The start of the tournament was delayed two hours after an overnight storm dumped more than an inch of rain. Players were allowed to lift, clean and place their balls because of the dampness of the fairways.

The weather may continue to be a factor through the weekend. The National Weather Service in Louisville forecast a 30 percent to 40 percent chance of showers and thunderstorms Thursday through Sunday.

As the tournament began, senior tour rookie Jay Haas was considered the favorite.

A regular on the PGA Tour, the 50-year-old Haas isn't used to being the man to beat.

"Somebody asked me when was the last time I was a pre-tourney favorite, and I said, 'Maybe never.' When I was 12 in a junior event," said Haas, who has four top 10 finishes on the regular PGA Tour this year.

Haas is 12th in the Ryder Cup points standings and is trying to become the oldest player to qualify for the prestigious international event.

He won't earn any points even if he wins at Valhalla this week and considered playing instead at this week's regular tour stop, in Memphis, Tenn.

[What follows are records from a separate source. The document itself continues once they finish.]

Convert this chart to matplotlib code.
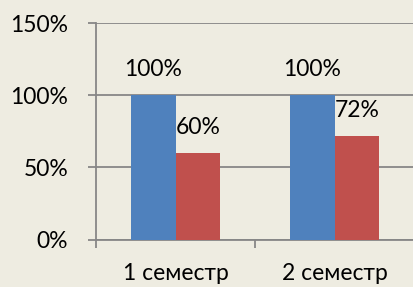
import matplotlib.pyplot as plt
import numpy as np

# data
categories = ['1 семестр', '2 семестр']
series_blue = [1.00, 1.00]
series_red = [0.60, 0.72]
blue_labels = ['100%', '100%']
red_labels = ['60%', '72%']
y_ticks = [0, 0.5, 1.0, 1.5]
y_tick_labels = ['0%', '50%', '100%', '150%']

plt.rcParams['font.family'] = ['Lato', 'DejaVu Sans']

bg = '#EEECE1'
grid_col = '#878787'
fs = 16.5

fig = plt.figure(figsize=(4.13, 2.87), dpi=100, facecolor=bg)
ax = fig.add_axes([96 / 413, 47.5 / 287, 318 / 413, 216.5 / 287])
ax.set_facecolor(bg)

x = np.arange(len(categories))
w = 0.283
ax.bar(x - w / 2, series_blue, w, color='#4F81BD', zorder=3)
ax.bar(x + w / 2, series_red, w, color='#C0504D', zorder=3)

for xi, v, t in zip(x, series_blue, blue_labels):
    ax.annotate(t, (xi - w / 2, v), xytext=(0, 15), textcoords='offset pixels',
                ha='center', va='bottom', fontsize=fs, color='black')
for xi, v, t in zip(x, series_red, red_labels):
    ax.annotate(t, (xi + w / 2, v), xytext=(0, 15), textcoords='offset pixels',
                ha='center', va='bottom', fontsize=fs, color='black')

ax.set_xlim(-0.5, 1.5)
ax.set_ylim(0, 1.5)
ax.set_yticks(y_ticks)
ax.set_yticklabels(y_tick_labels, fontsize=fs)
ax.set_xticks(x)
ax.set_xticklabels(categories, fontsize=fs)
ax.set_xticks([-0.5, 0.5, 1.5], minor=True)

ax.yaxis.grid(True, color=grid_col, linewidth=1.3, zorder=0)
ax.set_axisbelow(True)
ax.tick_params(axis='y', direction='out', length=6, width=1.3, color=grid_col, pad=14)
ax.tick_params(axis='x', which='major', length=0, pad=17)
ax.tick_params(axis='x', which='minor', direction='out', length=6, width=1.3, color=grid_col)

for s in ['top', 'right']:
    ax.spines[s].set_visible(False)
for s in ['left', 'bottom']:
    ax.spines[s].set_color(grid_col)
    ax.spines[s].set_linewidth(1.3)

fig.savefig('out.png', dpi=100, facecolor=bg)
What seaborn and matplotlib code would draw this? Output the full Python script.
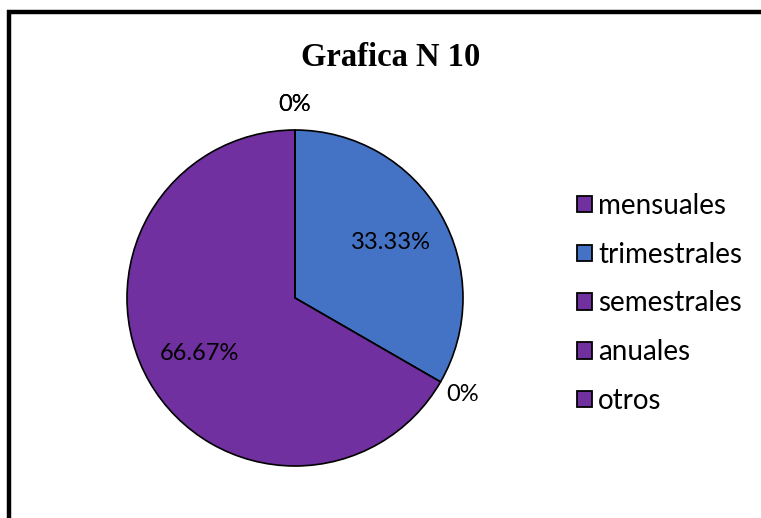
import numpy as np
import matplotlib
matplotlib.use("Agg")
import matplotlib.pyplot as plt
from matplotlib.patches import Rectangle, Patch
import seaborn as sns

# datos de la grafica
categorias = ["mensuales", "trimestrales", "semestrales", "anuales", "otros"]
porcentajes = [0.0, 33.33, 0.0, 66.67, 0.0]
colores = ["#7030A0", "#4472C4", "#7030A0", "#7030A0", "#7030A0"]
titulo = "Grafica N 10"

sns.set_theme(style="white")
plt.rcParams["font.family"] = ["Lato", "DejaVu Sans"]
plt.rcParams["text.color"] = "black"

W, H = 761, 518
fig = plt.figure(figsize=(W / 100, H / 100), dpi=100)
fig.patch.set_facecolor("white")

# marco negro (recortado a la derecha y abajo)
fig.patches.append(Rectangle((8.5 / W, -0.2), 1.5, 1.2 - 11.5 / H, transform=fig.transFigure,
                             fill=False, edgecolor="black", linewidth=3.2))

cx, cy, r = 295, 298, 168
ax = fig.add_axes([(cx - r) / W, (H - cy - r) / H, 2 * r / W, 2 * r / H])

wedges, _ = ax.pie(porcentajes, colors=colores, startangle=90, counterclock=False,
                   wedgeprops=dict(edgecolor="black", linewidth=1.2))
ax.set_xlim(-1, 1)
ax.set_ylim(-1, 1)
ax.set_aspect("equal")
ax.axis("off")

# etiquetas: dentro si hay valor, fuera si es 0%
for w, p in zip(wedges, porcentajes):
    ang = np.deg2rad((w.theta1 + w.theta2) / 2)
    if p > 0:
        d = 0.66
        txt = f"{p:.2f}%"
    else:
        d = 1.15
        txt = "0%"
    ax.text(d * np.cos(ang), d * np.sin(ang), txt, ha="center", va="center",
            fontsize=17, color="black", clip_on=False)

fig.text(391 / W, 1 - 57 / H, titulo, ha="center", va="center", fontsize=23.5,
         fontweight="bold", family="Liberation Serif", color="black")

# leyenda: cuadros de ~15 px, filas cada ~48 px
fs = 20
px = fs * 100 / 72
handles = [Patch(facecolor=c, edgecolor="black", linewidth=1.3) for c in colores]
fig.legend(handles, categorias, loc="upper left", bbox_to_anchor=(563 / W, 1 - 179 / H),
           frameon=False, fontsize=fs, handlelength=15 / px, handleheight=15 / px,
           handletextpad=6 / px, labelspacing=0.82, borderpad=0)

fig.savefig("out.png", dpi=100)
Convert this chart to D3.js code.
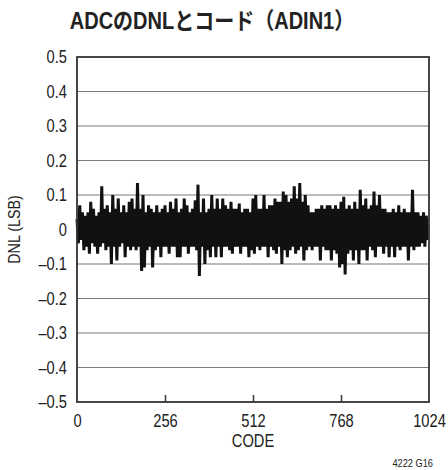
<!DOCTYPE html>
<html>
<head>
<meta charset="utf-8">
<script src="https://cdn.jsdelivr.net/npm/d3@7"></script>
<style>
body { margin: 0; background: #fff; }
text { font-family: "Liberation Sans", "Noto Sans CJK JP", sans-serif; fill: #222; }
</style>
</head>
<body>
<svg width="448" height="470"></svg>
<script>
// DNL, one value every 4 codes
var codeStep = 4
var dnl = [
    0.03,-0.04,0.07,-0.03,0.05,-0.06,0.04,-0.05,
    0.05,-0.07,0.08,-0.04,0.06,-0.05,0.04,-0.07,
    0.05,-0.05,0.125,-0.04,0.06,-0.06,0.07,-0.05,
    0.05,-0.10,0.10,-0.05,0.06,-0.09,0.09,-0.05,
    0.05,-0.04,0.07,-0.08,0.05,-0.05,0.08,-0.06,
    0.09,-0.05,0.06,-0.06,0.135,-0.05,0.06,-0.12,
    0.10,-0.11,0.05,-0.06,0.07,-0.05,0.06,-0.11,
    0.05,-0.06,0.07,-0.05,0.05,-0.08,0.06,-0.05,
    0.07,-0.05,0.05,-0.07,0.08,-0.05,0.06,-0.05,
    0.09,-0.08,0.05,-0.08,0.06,-0.05,0.09,-0.05,
    0.07,-0.07,0.05,-0.05,0.06,-0.05,0.085,-0.06,
    0.13,-0.135,0.05,-0.05,0.09,-0.10,0.05,-0.06,
    0.06,-0.08,0.10,-0.05,0.06,-0.08,0.09,-0.05,
    0.06,-0.08,0.09,-0.05,0.07,-0.05,0.06,-0.06,
    0.08,-0.07,0.06,-0.05,0.06,-0.05,0.075,-0.07,
    0.05,-0.05,0.06,-0.05,0.06,-0.08,0.05,-0.06,
    0.09,-0.07,0.10,-0.05,0.06,-0.06,0.06,-0.05,
    0.10,-0.05,0.06,-0.08,0.07,-0.05,0.07,-0.06,
    0.09,-0.07,0.08,-0.05,0.08,-0.10,0.11,-0.06,
    0.10,-0.08,0.08,-0.06,0.09,-0.05,0.125,-0.07,
    0.09,-0.06,0.135,-0.05,0.08,-0.09,0.10,-0.06,
    0.07,-0.05,0.05,-0.06,0.05,-0.05,0.06,-0.05,
    0.06,-0.09,0.07,-0.05,0.06,-0.06,0.07,-0.06,
    0.07,-0.09,0.06,-0.06,0.07,-0.07,0.06,-0.11,
    0.08,-0.10,0.095,-0.13,0.06,-0.07,0.07,-0.06,
    0.06,-0.09,0.08,-0.06,0.06,-0.10,0.115,-0.06,
    0.07,-0.06,0.09,-0.09,0.06,-0.05,0.07,-0.06,
    0.11,-0.08,0.07,-0.05,0.10,-0.05,0.06,-0.07,
    0.06,-0.05,0.05,-0.08,0.05,-0.05,0.06,-0.08,
    0.05,-0.05,0.07,-0.06,0.05,-0.05,0.06,-0.05,
    0.05,-0.09,0.05,-0.05,0.115,-0.06,0.05,-0.05,
    0.05,-0.05,0.04,-0.04,0.05,-0.05,0.04,-0.03
]
var xTicks = [0,256,512,768,1024]
var yTicks = [0.5,0.4,0.3,0.2,0.1,0,-0.1,-0.2,-0.3,-0.4,-0.5]
var title = "ADCのDNLとコード（ADIN1）"

var margins = {top:57,left:77,right:19,bottom:68}
var width = 448 - margins.left - margins.right
var height = 470 - margins.top - margins.bottom
var narrow = 0.84   // squeeze text to look like a condensed face

var svg = d3.select("svg")
var graph = svg.append("g")
    .attr("transform","translate("+margins.left+","+margins.top+")")

var xScale = d3.scaleLinear().domain([0,1024]).range([0,width])
var yScale = d3.scaleLinear().domain([-0.5,0.5]).range([height,0])

var fmt = function(d)
{
    if(d==0) return "0"
    return (d<0?"\u2013":"")+Math.abs(d).toFixed(1)
}

// grid lines
graph.append("g")
    .selectAll("line")
    .data(yTicks.filter(function(d){return Math.abs(d)<0.5}))
    .enter()
    .append("line")
    .attr("x1",0)
    .attr("x2",width)
    .attr("y1",function(d){return yScale(d)})
    .attr("y2",function(d){return yScale(d)})
    .attr("stroke","#7a7a7a")
    .attr("stroke-width",1.2)

// data
var lineGenerator = d3.line()
    .x(function(v,i){return xScale(i*codeStep)})
    .y(function(v){return yScale(v)})

graph.append("path")
    .datum(dnl)
    .attr("d",lineGenerator)
    .attr("fill","none")
    .attr("stroke","#111")
    .attr("stroke-width",3)
    .attr("stroke-linejoin","bevel")

// x axis
var xAxis = d3.axisBottom(xScale)
    .tickValues(xTicks)
    .tickSize(-7)
    .tickPadding(13)
    .tickFormat(d3.format("d"))

graph.append("g")
    .attr("id","xAxis")
    .attr("transform","translate(0,"+height+")")
    .call(xAxis)

// y axis
var yAxis = d3.axisLeft(yScale)
    .tickValues(yTicks)
    .tickSize(0)
    .tickPadding(10)
    .tickFormat(fmt)

graph.append("g")
    .attr("id","yAxis")
    .call(yAxis)

svg.selectAll(".domain").remove()
svg.selectAll(".tick text")
    .attr("font-size",17.5)
    .attr("font-family","'Liberation Sans', sans-serif")
    .attr("fill","#222")
    .attr("transform","scale("+narrow+",1)")
svg.selectAll("#yAxis .tick text")
    .attr("x",-10/narrow)
svg.selectAll("#xAxis .tick line")
    .attr("stroke","#333")
    .attr("stroke-width",1.5)
    .filter(function(d){return d==0||d==1024}).remove()

// frame
graph.append("rect")
    .attr("width",width)
    .attr("height",height)
    .attr("fill","none")
    .attr("stroke","#333")
    .attr("stroke-width",1.8)

svg.append("text")
    .attr("transform","translate(212,29) scale(0.87,1)")
    .attr("text-anchor","middle")
    .attr("font-size",23)
    .attr("font-weight","bold")
    .text(title)

svg.append("text")
    .attr("transform","translate("+(margins.left+width/2)+",447) scale("+narrow+",1)")
    .attr("text-anchor","middle")
    .attr("font-size",17.5)
    .text("CODE")

svg.append("text")
    .attr("transform","translate(20,"+(margins.top+height/2)+") rotate(-90) scale("+narrow+",1)")
    .attr("text-anchor","middle")
    .attr("font-size",17)
    .text("DNL (LSB)")

svg.append("text")
    .attr("transform","translate(433,467) scale("+narrow+",1)")
    .attr("text-anchor","end")
    .attr("font-size",11)
    .text("4222 G16")
</script>
</body>
</html>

"I guess I feel like if I am going to put the time in, I ought to try to play in tournaments that I can get points for the Ryder Cup," Haas said. "But I don't want to second-guess myself and say, 'Gosh, I should have gone to Memphis.' I feel like I'm going to play enough events on the regular tour that if I play well enough, I'll get the points."

Haas is one seven players who competed in the 1996 and 2000 PGA Championships at Valhalla. The Jack Nicklaus-designed course has been slightly adjusted for the seniors.

Nine fairway bunkers have been added, and the course will play 177 yards shorter than it did in 2000, when Tiger Woods defeated Bob May in a riveting playoff.

The second hole, a 535-yard par-5 four years ago, will play as a 455-yard par-4 this week and drop the course's par to 71. The hole was the easiest in 2000, yielding 180 birdies, and the players seeing it again don't like the new look.

"I think it makes a better par-5 than a par-4. The green sets up better for it," said 2001 Senior PGA champion Tom Watson.

Nicklaus, who approved the PGA-recommended alterations, had not seen them until he played a practice round on Wednesday. He only got in nine holes before a thunderstorm washed out afternoon play.

If one senior knows the course better than its designer, it's 2002 champion Fuzzy Zoeller, who lives about 40 miles away in Floyds Knobs, Ind., and plays Valhalla three or four times a year.

Hundreds of fans followed Zoeller during a practice round on Wednesday. Zoeller doesn't see much of an edge playing so close to home.

"The one positive is sleeping in your own bed, that's kind of nice," he said. "Now, if I play poorly, you can blame it on my wife, Diane, and the kids, you know?"

The rains won't ruin John Jacobs' week. The defending tournament champion was star-struck at a dinner honoring former winners on Tuesday night.

"I usually don't have a problem talking, and I kind of looked at Nicklaus and (Arnold) Palmer, and I thought, 'What am I doing up here?"' he said. "It was kind of a special feeling."

Irwin was the last player to repeat as a Senior PGA champion, winning three in a row from 1996 to '98.